I thought I would share with you a few of the items on her amazing list of fifteen things we can’t control, what we can control instead, and what, specifically, we can do to own our power. You can access the full list and Letting Go of Control worksheet here.
1. YOU CAN’T CONTROL: WHAT OTHER PEOPLE DO.
You can control: Whether you participate in their behaviour or enable them.
Some specific things you can do: Trust other people to make their own decisions and accept that you’re not responsible for their choices or the consequences of their actions. Consider that their choices and outcomes are somehow necessary for their growth. Recognize that you can accept their behaviour without condoning it, participating in it, or enabling it. And set boundaries if their actions are hurtful to your physical, emotional, or mental health.
2. YOU CAN’T CONTROL: HOW OTHER PEOPLE SEE YOU.
You can control: How you show up in your relationships and how you see yourself.
Some specific things you can do: Make a list of traits you’d like to embody in your relationships—kindness, honesty, or integrity, for example—and check in with yourself throughout the day to ensure you’re being the kind of person you want to be. Take a little time every night to reflect on everything you did that day that made you proud.
3. YOU CAN’T CONTROL: HOW OTHER PEOPLE TREAT YOU.
You can control: How you internalize and respond to their treatment.
Some specific things you can do: Recognize that their behaviour isn’t personal; it’s more about them and their own pain and limitations than you. Communicate how their behaviour affects you, set boundaries around what you will and will not accept, and plan what you’ll do to enforce those boundaries and what you’ll do if someone crosses them. If the other person regularly treats you with callousness or disrespect, create distance in a relationship or end it altogether.
4. YOU CAN’T CONTROL: WHETHER OTHER PEOPLE LIKE YOU.
You can control: How true you are to yourself.
Some specific things you can do: Remind yourself that no one is liked by everyone and that you don’t have to win anyone’s approval. You just need to be yourself so you can find like-minded people, people who accept and appreciate you just as you are. Also, list what it means to you to be true to yourself and check in with yourself regularly to see if you’re adhering to your list.
5. YOU CAN’T CONTROL: WHAT OTHER PEOPLE THINK, FEEL, AND BELIEVE.
You can control: How you engage with your different opinions, feelings, and beliefs.
Some specific things you can do: Set boundaries around conversations (which topics you won’t discuss, or what you’ll do to stay calm when hot button issues come up). Remind yourself that it’s not your job to change people’s minds. Look for common ground—something you can both agree on, even if you think differently.
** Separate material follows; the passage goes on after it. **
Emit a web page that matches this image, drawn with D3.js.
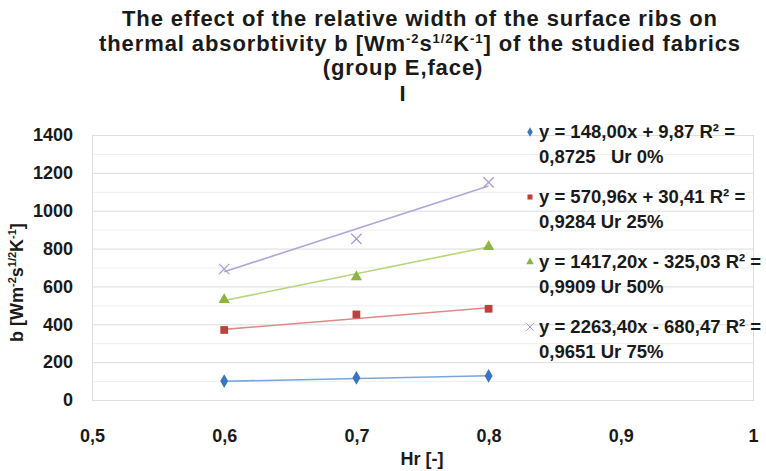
<!DOCTYPE html>
<html>
<head>
<meta charset="utf-8">
<script src="https://cdn.jsdelivr.net/npm/d3@7"></script>
<style>
  body { margin: 0; background: #fff; }
  text { font-family: "Liberation Sans", Arial, sans-serif; }
</style>
</head>
<body>
<div id="chart"></div>
<script>
var width = 766;
var height = 471;

// data
var hr = [0.6, 0.7, 0.8];
var ur0 = [100, 117, 127];
var ur25 = [370, 452, 482];
var ur50 = [530, 650, 810];
var ur75 = [692, 851, 1150];

// trendline coefficients from the legend
var slopes = [148.00, 570.96, 1417.20, 2263.40];
var intercepts = [9.87, 30.41, -325.03, -680.47];

var legendLine1 = ["y = 148,00x + 9,87 R\u00b2 =", "y = 570,96x + 30,41 R\u00b2 =",
  "y = 1417,20x - 325,03 R\u00b2 =", "y = 2263,40x - 680,47 R\u00b2 ="];
var legendLine2 = ["0,8725   Ur 0%", "0,9284 Ur 25%", "0,9909 Ur 50%", "0,9651 Ur 75%"];

var xTicks = [0.5, 0.6, 0.7, 0.8, 0.9, 1];
var yTicks = [0, 200, 400, 600, 800, 1000, 1200, 1400];

var series = [ur0, ur25, ur50, ur75];
var markerColors = ["#3a75c4", "#c0403d", "#8db43e", "#a99bd4"];
var lineColors = ["#7aa6dc", "#e08a88", "#b7d47e", "#b3a4d8"];
var symbols = [d3.symbolDiamond, d3.symbolSquare, d3.symbolTriangle, d3.symbolX];

var xScale = d3.scaleLinear().domain([0.5, 1]).range([92, 753]);
var yScale = d3.scaleLinear().domain([0, 1400]).range([400, 135]);

var svg = d3.select("#chart").append("svg")
  .attr("width", width)
  .attr("height", height);

// title
var titleLines = [
  { t: "The effect of the relative width of the surface ribs on", x: 420, y: 26 },
  { t: null, x: 420, y: 51 },
  { t: "(group E,face)", x: 403, y: 75 },
  { t: "I", x: 403, y: 101 }
];
titleLines.forEach(function (l, i) {
  var tx = svg.append("text")
    .attr("x", l.x)
    .attr("y", l.y)
    .attr("text-anchor", "middle")
    .attr("font-size", "22px")
    .attr("font-weight", "bold")
    .attr("letter-spacing", "0.9px")
    .attr("fill", "#1a1a1a");
  if (i == 1) {
    tx.append("tspan").text("thermal absorbtivity b [Wm");
    tx.append("tspan").attr("font-size", "13px").attr("dy", "-8").text("-2");
    tx.append("tspan").attr("dy", "8").text("s");
    tx.append("tspan").attr("font-size", "13px").attr("dy", "-8").text("1/2");
    tx.append("tspan").attr("dy", "8").text("K");
    tx.append("tspan").attr("font-size", "13px").attr("dy", "-8").text("-1");
    tx.append("tspan").attr("dy", "8").text("] of the studied fabrics");
  } else {
    tx.text(l.t);
  }
});

// gridlines every 100, plot border
var grid = svg.append("g");
grid.selectAll("line")
  .data(d3.range(100, 1400, 100))
  .enter()
  .append("line")
  .attr("x1", xScale(0.5))
  .attr("x2", xScale(1))
  .attr("y1", function (d) { return yScale(d) + 0.5; })
  .attr("y2", function (d) { return yScale(d) + 0.5; })
  .attr("stroke", function (d) { return d % 200 == 0 ? "#dcdcdc" : "#efefef"; })
  .attr("stroke-width", 1);

svg.append("rect")
  .attr("x", xScale(0.5) + 0.5)
  .attr("y", yScale(1400) + 0.5)
  .attr("width", xScale(1) - xScale(0.5))
  .attr("height", yScale(0) - yScale(1400))
  .attr("fill", "none")
  .attr("stroke", "#dedede");

// axes
var yAxis = d3.axisLeft(yScale).tickValues(yTicks).tickSize(0).tickPadding(19)
  .tickFormat(d3.format("d"));
var xAxis = d3.axisBottom(xScale).tickValues(xTicks).tickSize(0).tickPadding(29)
  .tickFormat(function (d) { return String(d).replace(".", ","); });

var gy = svg.append("g").attr("transform", "translate(" + xScale(0.5) + ",0)").call(yAxis);
var gx = svg.append("g").attr("transform", "translate(0," + yScale(0) + ")").call(xAxis);
[gx, gy].forEach(function (g) {
  g.select(".domain").remove();
  g.selectAll("text")
    .attr("font-size", "18px")
    .attr("font-weight", "bold")
    .attr("fill", "#1a1a1a")
    .style("font-family", "'Liberation Sans', Arial, sans-serif");
});

// axis titles
svg.append("text")
  .attr("x", 422)
  .attr("y", 465)
  .attr("text-anchor", "middle")
  .attr("font-size", "18px")
  .attr("font-weight", "bold")
  .attr("fill", "#1a1a1a")
  .text("Hr [-]");

var yl = svg.append("text")
  .attr("transform", "translate(23,342) rotate(-90)")
  .attr("font-size", "18px")
  .attr("font-weight", "bold")
  .attr("fill", "#1a1a1a");
yl.append("tspan").text("b [Wm");
yl.append("tspan").attr("font-size", "11px").attr("dy", "-7").text("-2");
yl.append("tspan").attr("dy", "7").text("s");
yl.append("tspan").attr("font-size", "11px").attr("dy", "-7").text("1/2");
yl.append("tspan").attr("dy", "7").text("K");
yl.append("tspan").attr("font-size", "11px").attr("dy", "-7").text("-1");
yl.append("tspan").attr("dy", "7").text("]");

// trendlines
svg.append("g").selectAll("line")
  .data(slopes)
  .enter()
  .append("line")
  .attr("x1", xScale(hr[0]))
  .attr("x2", xScale(hr[hr.length - 1]))
  .attr("y1", function (d, i) { return yScale(d * hr[0] + intercepts[i]); })
  .attr("y2", function (d, i) { return yScale(d * hr[hr.length - 1] + intercepts[i]); })
  .attr("stroke", function (d, i) { return lineColors[i]; })
  .attr("stroke-width", 1.6);

// markers
series.forEach(function (s, i) {
  var isX = i == 3;
  svg.append("g").selectAll("path")
    .data(s)
    .enter()
    .append("path")
    .attr("transform", function (d, j) { return "translate(" + xScale(hr[j]) + "," + yScale(d) + ")"; })
    .attr("d", d3.symbol().type(symbols[i]).size(isX ? 70 : (i == 1 ? 60 : 55)))
    .attr("fill", isX ? "none" : markerColors[i])
    .attr("stroke", isX ? markerColors[i] : "none")
    .attr("stroke-width", 1.3);
});

// legend
var legend = svg.append("g").selectAll("g")
  .data(legendLine1)
  .enter()
  .append("g")
  .attr("transform", function (d, i) { return "translate(530," + (132 + i * 65) + ")"; });

legend.append("path")
  .attr("d", function (d, i) { return d3.symbol().type(symbols[i]).size(i == 3 ? 40 : 26)(); })
  .attr("fill", function (d, i) { return i == 3 ? "none" : markerColors[i]; })
  .attr("stroke", function (d, i) { return i == 3 ? markerColors[i] : "none"; });

legend.append("text")
  .attr("x", 9)
  .attr("y", 6)
  .attr("font-size", "18.5px")
  .attr("font-weight", "bold")
  .attr("fill", "#1a1a1a")
  .text(function (d) { return d; });

legend.append("text")
  .attr("x", 9)
  .attr("y", 31)
  .attr("font-size", "18.5px")
  .attr("font-weight", "bold")
  .attr("fill", "#1a1a1a")
  .style("white-space", "pre")
  .text(function (d, i) { return legendLine2[i]; });
</script>
</body>
</html>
And remember that you don’t need to see eye-to-eye on everything to have a strong relationship; you just need to respect each other.
6. YOU CAN’T CONTROL: HOW OTHER PEOPLE INTERNALIZE THINGS YOU SAY AND DO.
You can control: Your intentions and how you respond when you unintentionally hurt someone.
Some specific things you can do: Communicate how you feel if you fear you’ve upset someone and clarify your intentions if you think there’s been a misunderstanding. Also, trust that other people will tell you if they’re upset, and recognize it’s not your job to read their minds if they don’t speak up.
7. YOU CAN’T CONTROL: YOUR THOUGHTS AND FEELINGS.
You can control: Whether you attach to them, identify with them, or act on them.
Some specific things you can do: Accept that thoughts and feelings come and go, and they are never permanent. They also don’t mean anything about you as a person. Also, practice pausing before acting on a thought or feeling so you can respond from a place of calmness and clarity.
I do hope these help you focus better on what you can control. You can never control others nor what’s coming however you can always control how you will react, whether you are strong enough to cope with a situation and even how to make the best of it.